If the search for your perfect job is proving unsuccessful, it could mean you need to change your strategy. John Lees is a leading Career Transition Expert and author of
numerous careers titles, and in his latest book, CAREER REBOOT (McGraw-Hill), he gives 24 tips for boosting your career in tough times.
As John explains: ‘Reboot just means re-energise and refresh and although the book isn’t specifically aimed at graduates, it’s relevant for grads who are getting stuck into their very first job search.’ John is well aware that it’s a difficult market out there, but says there are plenty of jobs still available — you just have to change the way you go about finding them. ‘People who are highly active in their job searches will do well, while people who sit back and wait for something to come along will find it difficult,’ he says.
‘Unfortunately, university life and the pressure to get a good degree often mean graduates don’t really think about their future career until a couple of weeks before their finals. That’s interesting, because when you look at continuous reviews of what graduates wish they had done differently while looking for a job, the one thing that comes up time and time again is they wish they had started applying for things a lot earlier.’
Your job search doesn’t need to take over your life, but getting early applications in and making connections are very important. Graduates often tell John they don’t know anybody, yet he says the world they have just come from is full of the most useful connections for them. ‘The problem is graduates don’t use the alumni service very well, they don’t use their network of tutors and lecturers for contacts within the industry, and they don’t use their career services very well either. They seem unaware of the wealth of connections that have been made available to them already.’
Another mistake graduates frequently make is starting their career search by looking at the degree subject they have undertaken. This means they are actively limiting the range of positions they apply for. ‘Funnelling of career by degree subject doesn’t really work at all,’ John states bluntly. ‘Increasingly, people are doing jobs that bear no relation to the subject they took their degree in. The work place changes so rapidly now there has to be more fluidity and flexibility, rather than saying there is a determined pathway you have to follow. The message is there is such a huge variety of things you can do you are going to have to make it up for yourself. I think that’s probably a good thing because it builds in a general flexibility in the labour market, but graduates find it quite daunting because it means there are 10,000 choices rather than just ten choices and how do you know what to look for in that situation?
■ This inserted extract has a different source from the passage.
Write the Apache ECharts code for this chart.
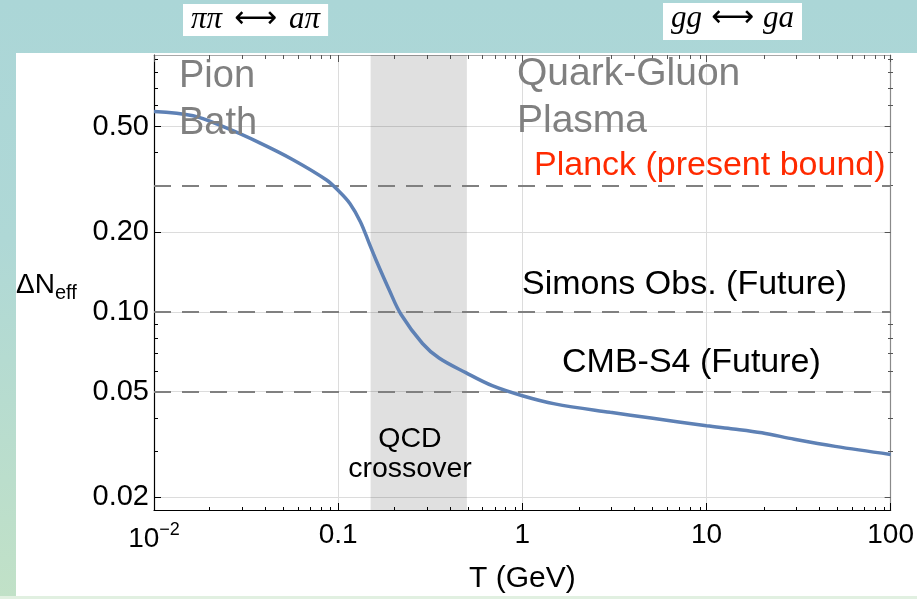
<!DOCTYPE html>
<html>
<head>
<meta charset="utf-8">
<script src="https://cdn.jsdelivr.net/npm/echarts@6/dist/echarts.min.js"></script>
<style>
html, body { margin: 0; padding: 0; }
body { width: 917px; height: 599px; overflow: hidden; position: relative;
  background: linear-gradient(to bottom, #abd6d7 0%, #afd8d6 40%, #c1e1c7 100%); }
#panel { position: absolute; left: 16px; top: 53px; width: 901px; height: 543px; background: #fff; }
#foot { position: absolute; left: 0; top: 596px; width: 917px; height: 3px; background: #e1f0e1; }
#main { position: absolute; left: 0; top: 0; width: 917px; height: 599px; }
</style>
</head>
<body>
<div id="panel"></div>
<div id="foot"></div>
<div id="main"></div>
<script>
// 数据 - 温度 T (GeV) 与 ΔNeff
const tempT = [0.01, 0.0163, 0.0247, 0.0375, 0.0568, 0.0861, 0.1016, 0.116, 0.132, 0.1476, 0.1605,
    0.1894, 0.2192, 0.287, 0.353, 0.493, 0.686, 1.0, 1.5, 3, 5, 10, 14, 20, 30, 50, 100];
const deltaNeff = [0.570, 0.549, 0.494, 0.434, 0.375, 0.315, 0.284, 0.256, 0.219, 0.181, 0.157,
    0.121, 0.098, 0.076, 0.067, 0.059, 0.0527, 0.0483, 0.0450, 0.0418, 0.0398, 0.0372, 0.0362, 0.0350, 0.0331, 0.0311, 0.0290];

// 刻度
const xMajor = [0.01, 0.1, 1, 10, 100];
const xMinor = [0.02, 0.03, 0.04, 0.05, 0.06, 0.07, 0.08, 0.09,
    0.2, 0.3, 0.4, 0.5, 0.6, 0.7, 0.8, 0.9,
    2, 3, 4, 5, 6, 7, 8, 9,
    20, 30, 40, 50, 60, 70, 80, 90];
const yMajor = [0.02, 0.05, 0.1, 0.2, 0.5];
const yMinor = [0.03, 0.04, 0.06, 0.07, 0.08, 0.09, 0.3, 0.4, 0.6, 0.7, 0.8, 0.9];

// 观测界限
const boundNames = ['Planck (present bound)', 'Simons Obs. (Future)', 'CMB-S4 (Future)'];
const boundValues = [0.3, 0.1, 0.052];
// QCD crossover 区间
const qcdRange = [0.15, 0.5];

const FONT = '"Liberation Sans", Arial, sans-serif';
const xMin = 0.01, xMax = 100, yMin = 0.0179, yMax = 0.931;

function fmtX(v) {
    if (Math.abs(v - 0.01) < 1e-9) return '{b|10}{s|\u22122}';
    return String(+v.toPrecision(3));
}

// 坐标轴工厂
function xAxisOf(grid, pos, ticks, len, line, tickColor) {
    return {
        type: 'log', gridIndex: grid, position: pos, min: xMin, max: xMax,
        axisLine: { show: !!line, onZero: false, lineStyle: { color: line || '#000', width: 1.2 } },
        axisTick: { show: true, inside: true, length: len, customValues: ticks, lineStyle: { color: tickColor } },
        axisLabel: { show: false },
        splitLine: { show: false }
    };
}
function yAxisOf(grid, pos, ticks, len, line, tickColor) {
    return {
        type: 'log', gridIndex: grid, position: pos, min: yMin, max: yMax,
        axisLine: { show: !!line, onZero: false, lineStyle: { color: line || '#000', width: 1.2 } },
        axisTick: { show: true, inside: true, length: len, customValues: ticks, lineStyle: { color: tickColor } },
        axisLabel: { show: false },
        splitLine: { show: false }
    };
}

let xBottom = xAxisOf(0, 'bottom', xMajor, 7, '#000', '#000');
xBottom.name = 'T (GeV)';
xBottom.nameLocation = 'middle';
xBottom.nameGap = 54;
xBottom.nameTextStyle = { fontSize: 30, color: '#000', fontFamily: FONT };
xBottom.axisLabel = {
    show: true, customValues: xMajor, fontSize: 28, color: '#000', margin: 11, fontFamily: FONT,
    formatter: fmtX,
    rich: {
        b: { fontSize: 28, color: '#000', fontFamily: FONT, verticalAlign: 'bottom' },
        s: { fontSize: 18, color: '#000', fontFamily: FONT, verticalAlign: 'bottom', padding: [0, 0, 14, 0] }
    }
};
xBottom.splitLine = { show: true, lineStyle: { color: '#dcdcdc', width: 1 } };

let yLeft = yAxisOf(0, 'left', yMajor, 7, '#000', '#000');
yLeft.axisLabel = {
    show: true, customValues: yMajor, fontSize: 29, color: '#000', margin: 5, fontFamily: FONT,
    formatter: v => v.toFixed(2)
};
yLeft.splitLine = { show: true, lineStyle: { color: '#dcdcdc', width: 1 } };

let myChart = echarts.init(document.getElementById('main'));
let option = {
    backgroundColor: 'transparent',
    animation: false,
    grid: [
        { left: 154, right: 24, top: 55, bottom: 88 },
        { left: 154, right: 24, top: 55, bottom: 88 }
    ],
    xAxis: [
        xBottom,
        xAxisOf(0, 'top', xMajor, 7, '#a8a8a8', '#555'),
        xAxisOf(1, 'bottom', xMinor, 4, null, '#000'),
        xAxisOf(1, 'top', xMinor, 4, null, '#555')
    ],
    yAxis: [
        yLeft,
        yAxisOf(0, 'right', yMajor, 6, '#8a8a8a', '#555'),
        yAxisOf(1, 'left', yMinor, 4, null, '#000'),
        yAxisOf(1, 'right', yMinor, 5, null, '#555')
    ],
    series: [{
        type: 'line',
        xAxisIndex: 0,
        yAxisIndex: 0,
        data: tempT.map((t, i) => [t, deltaNeff[i]]),
        showSymbol: false,
        smooth: 0.35,
        lineStyle: { color: '#5e81b5', width: 3.5 },
        z: 5,
        markArea: {
            silent: true,
            itemStyle: { color: 'rgba(0,0,0,0.12)' },
            data: [[{ xAxis: qcdRange[0] }, { xAxis: qcdRange[1] }]]
        },
        markLine: {
            silent: true,
            symbol: ['none', 'none'],
            label: { show: false },
            lineStyle: { type: [17, 11], color: '#808080', width: 2 },
            data: boundValues.map(v => ({ yAxis: v }))
        }
    }],
    graphic: [
        {
            type: 'text', left: 183, top: 4,
            style: {
                text: '{i|ππ}{r|⟷}{i|aπ}', fill: '#000', backgroundColor: '#fff', padding: [0, 8, 1, 8],
                font: '30px "Liberation Serif"',
                rich: {
                    i: { fontStyle: 'italic', fontSize: 31, fontFamily: 'Liberation Serif', lineHeight: 31 },
                    r: { fontSize: 30, fontFamily: 'DejaVu Sans', lineHeight: 31, padding: [0, 12] }
                }
            }
        },
        {
            type: 'text', left: 663, top: 3,
            style: {
                text: '{i|gg}{r|⟷}{i|ga}', fill: '#000', backgroundColor: '#fff', padding: [0, 8, 6, 8],
                font: '30px "Liberation Serif"',
                rich: {
                    i: { fontStyle: 'italic', fontSize: 31, fontFamily: 'Liberation Serif', lineHeight: 31 },
                    r: { fontSize: 30, fontFamily: 'DejaVu Sans', lineHeight: 31, padding: [0, 9] }
                }
            }
        },
        {
            type: 'text', z: 10,
            style: { text: 'Pion\nBath', x: 179, y: 100, fill: '#808080', font: '38px ' + FONT, lineHeight: 47,
                align: 'left', verticalAlign: 'middle', textAlign: 'left', textVerticalAlign: 'middle' }
        },
        {
            type: 'text', z: 10,
            style: { text: 'Quark-Gluon\nPlasma', x: 517, y: 98, fill: '#808080', font: '39px ' + FONT, lineHeight: 47,
                align: 'left', verticalAlign: 'middle', textAlign: 'left', textVerticalAlign: 'middle' }
        },
        {
            type: 'text', z: 10,
            style: { text: boundNames[0], x: 534, y: 166, fill: '#ff2a00', font: '34px ' + FONT,
                align: 'left', verticalAlign: 'middle', textAlign: 'left', textVerticalAlign: 'middle' }
        },
        {
            type: 'text', z: 10,
            style: { text: boundNames[1], x: 522, y: 285, fill: '#000', font: '34px ' + FONT,
                align: 'left', verticalAlign: 'middle', textAlign: 'left', textVerticalAlign: 'middle' }
        },
        {
            type: 'text', z: 10,
            style: { text: boundNames[2], x: 562, y: 363, fill: '#000', font: '34px ' + FONT,
                align: 'left', verticalAlign: 'middle', textAlign: 'left', textVerticalAlign: 'middle' }
        },
        {
            type: 'text', z: 10,
            style: { text: 'QCD\ncrossover', x: 410, y: 454, fill: '#000', font: '28.5px ' + FONT, lineHeight: 30,
                align: 'center', verticalAlign: 'middle', textAlign: 'center', textVerticalAlign: 'middle' }
        },
        {
            type: 'text', z: 10,
            style: {
                text: '{a|ΔN}{b|eff}', x: 16, y: 285, fill: '#000',
                align: 'left', verticalAlign: 'middle', textAlign: 'left', textVerticalAlign: 'middle',
                rich: {
                    a: { fontSize: 28, fontFamily: FONT, verticalAlign: 'bottom' },
                    b: { fontSize: 20, fontFamily: FONT, verticalAlign: 'bottom', padding: [0, 0, -4, 0] }
                }
            }
        }
    ]
};
myChart.setOption(option);
</script>
</body>
</html>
I think a lot of that is about personal matching and that is where making connections with people who have done your degree subject in the past can bring such powerful results, because you can see how people create unconventional career pathways for themselves. You can go on job boards and search via the web, but you get very poor results for your labour. It is always better to actually get out there and talk to somebody, even if it is somebody who graduated last year or someone recommended by one of your lecturers, because those are the activities that get the best results.’
According to John, much more important than looking at your degree subject is thinking about where you want to be in the future. If you want to move into a career with some status to it, then you need to get a job with a really large company early on. ‘That’s one thing graduates don’t always get. When I interview people in their early forties for boardroom positions, the first job on their CV was a graduate trainee position with a good, large company. Whether that is a formal graduate trainee position or some form of work experience with a large corporation of some type, it seems there is something defining about that kind of experience you get working for a large organisation fairly early on in your career. It has knock-on effects as far as the networks you build, but more effectively, someone else is paying you to do some sampling as you move around different departments within that organisation, finding out what you like and don’t like, and what best suits your skills. When you work for smaller organisations you don’t get the opportunity to do that much sampling.’
One way in which graduates can significantly boost their chances of getting a job is by taking a good, hard look at their CVs as John explains many of them have their CVs ‘upside down’. ‘They tend to put all the really interesting information at the bottom of the bag while at the front is all the irrelevant stuff like personal characteristics and the most recent qualification they have done. What they should be starting with is their skills and experience. Even if those skills and experience come from parttime jobs or holiday jobs, or things you did as part of your studies, those are the things that employers are really interested in. It’s very difficult to write about your own personality and sound really convincing because everybody out there is highly motivated and a team player and a self-starter! It’s all about claims and evidence — a lot of people make the claims on their CVs but then fail to show the evidence.’ Your CV should be a one-page advertisement selling you to a busy customer so make sure you are selling the best version of yourself possible!